In an interview with the BBC on Thursday, Mr. Bush reportedly said he views the Olympics as a sporting event, perhaps agreeing with those who believe that sports should be separate from politics.

But Fowler said China itself had played politics with sports in the past by boycotting the Olympics on many occasions.

"China sort the Olympics for political reasons in order to demonstrate their emergence as a world power. So the idea that the Olympics are separate from politics just doesn't make sense. And in fact, China boycotted the Olympics for most of the second half of the 20th Century for political reasons. But more importantly, we did not ask President Bus not to attend sporting events. We asked not to attend the opening ceremonies unless China started helping being part of the solution in Darfur," Fowler said.
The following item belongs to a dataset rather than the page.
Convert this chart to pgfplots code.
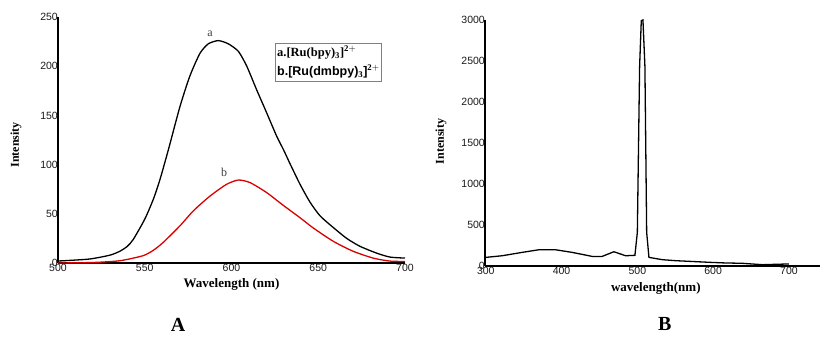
\documentclass[border=0pt]{standalone}
\usepackage{fontspec}
\setmainfont{Liberation Serif}
\setsansfont{Liberation Sans}
\usepackage{pgfplots}
\pgfplotsset{compat=1.18}
\begin{document}
\begin{tikzpicture}
\path[use as bounding box] (0,0) rectangle (820pt,339pt);
\pgfplotsset{
  myax/.style={
    scale only axis,
    axis x line=bottom, axis y line=left,
    axis line style={-, line width=1.3pt},
    major tick length=0pt,
    clip=false,
    /pgf/number format/assume math mode=true,
    /pgf/number format/1000 sep={},
    ticklabel style={font=\sffamily\fontsize{10.5}{11}\selectfont, text=black!90},
    xticklabel style={inner ysep=1pt},
    yticklabel style={inner xsep=0pt},
    xlabel style={font=\bfseries\fontsize{13}{14}\selectfont},
    ylabel style={font=\bfseries\fontsize{12}{13}\selectfont},
    anchor=south west,
  }
}
% Panel A
\begin{axis}[myax,
  at={(58pt,76pt)}, width=347pt, height=246pt,
  xmin=500, xmax=700, ymin=0, ymax=250,
  xtick={500,550,600,650,700}, ytick={0,50,100,150,200,250},
  xlabel={Wavelength (nm)}, ylabel={Intensity},
  xlabel style={at={(axis description cs:0.5,-0.087)}, anchor=center},
  ylabel style={at={(axis description cs:-0.121,0.48)}, anchor=center},
]
\addplot[black, line width=1.3pt, smooth, tension=0.4] coordinates {
(500,2) (518,4) (530,8) (535.7,12) (540,17) (543.4,24) (550,44.5) (555,65)
(558.8,85) (563.6,115) (570.3,159) (576,190) (581.8,213) (586.6,222.7) (592.4,226)
(598.2,222.7) (604,215) (608.8,200) (614.5,176) (620.3,152.5) (626,129) (630,115)
(633.7,101) (639.5,80) (645.2,62) (651,48) (658.7,36) (666.4,25) (674,17)
(683.7,10) (691.4,6) (700,5)};
\addplot[red!85!black, line width=1.3pt, smooth, tension=0.4] coordinates {
(500,0) (520,0.5) (535.7,2.3) (549,7.4) (555,13) (560.7,21) (570.3,37.8) (578,53)
(587.6,68) (597.2,80) (604,84.3) (610.7,81.7) (620.3,71.5) (629.9,58.5) (639.5,46)
(647.2,35.5) (658.7,22) (670,12) (681.6,5) (691,2) (700,1.5)};
\node[font=\fontsize{12}{13}\selectfont, text=black!75] at (axis cs:587.6,233) {a};
\node[font=\fontsize{12}{13}\selectfont, text=black!75] at (axis cs:595.7,92) {b};
\node[draw=gray, line width=0.6pt, anchor=north west, inner xsep=2pt, inner ysep=3pt, align=left,
  font=\bfseries\fontsize{12.5}{19}\selectfont]
  at (axis description cs:0.625,0.895)
  {a.[Ru(bpy)$_{\mathbf 3}$]$^{\mathbf{2+}}$\\ \sffamily b.[Ru(dmbpy)$_{\mathbf 3}$]$^{\mathbf{2+}}$};
\node[font=\bfseries\fontsize{20}{22}\selectfont] at (axis description cs:0.346,-0.25) {A};
\end{axis}
% Panel B
\begin{axis}[myax,
  at={(485pt,73pt)}, width=335pt, height=246pt,
  xmin=299, xmax=741, ymin=0, ymax=3000,
  xtick={300,400,500,600,700}, ytick={0,500,1000,1500,2000,2500,3000},
  xlabel={wavelength(nm)}, ylabel={Intensity},
  xlabel style={at={(axis description cs:0.51,-0.09)}, anchor=center},
  ylabel style={at={(axis description cs:-0.131,0.506)}, anchor=center},
]
\addplot[black, line width=1.3pt] coordinates {
(300,105) (321.6,125) (348,166) (370,198) (392,198) (414,166) (440.4,117) (453.6,117)
(469,174) (484.5,125) (496.8,130) (500,410) (503,2434) (505.2,2990) (507.4,3000)
(510,2434) (512.3,410) (515.3,105) (533,77) (550,65) (572.5,55) (594.6,45) (616,37)
(638,33) (665,16) (700,25)};
\node[font=\bfseries\fontsize{20}{22}\selectfont] at (axis description cs:0.537,-0.235) {B};
\end{axis}
\end{tikzpicture}
\end{document}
He said rights groups asked President Bush not to attend the Olympics opening ceremony because it is blatantly political.

Chinese Foreign Ministry spokesman Liu Jianchao reportedly said that boycotting the Olympics for political purposes would not help resolve the Darfur crisis.

Fowler said not attending the Olympics opening ceremony would have made a stronger political point about China's support for the Sudan government.

"Given that the president is going now, I do hope that he would take the opportunity to personally press the Chinese president in a very vigorous manner about the things that China can do to be part of the solution in Darfur instead of being part of the problem, which is what they are right now," Fowler said.

China has in the past said that it had been pressing Sudan to end the violence in Darfur. But it also blamed Sudan rebel groups for the violence.

Fowler said China has been Sudan's main arms supplier and protector at the United Nations.

"The facts are China has been Sudan's heat shield at the United Nations, protecting the Sudanese government from any multi-national consequences for the violence that they are responsible for. China is also a major arms provider to the Sudanese government; it's a huge financial patron. So I think the record is clear that China is part of the problem and not part of the solution," he said.

Last July the UN Security Council approved a hybrid United Nations-African Union civilian protection force for Darfur. But that force has yet to be half deployed.

Fowler said his organization had wanted for President Bush to skip the Olympics opening ceremony unless the civilian protection force was fully deployed.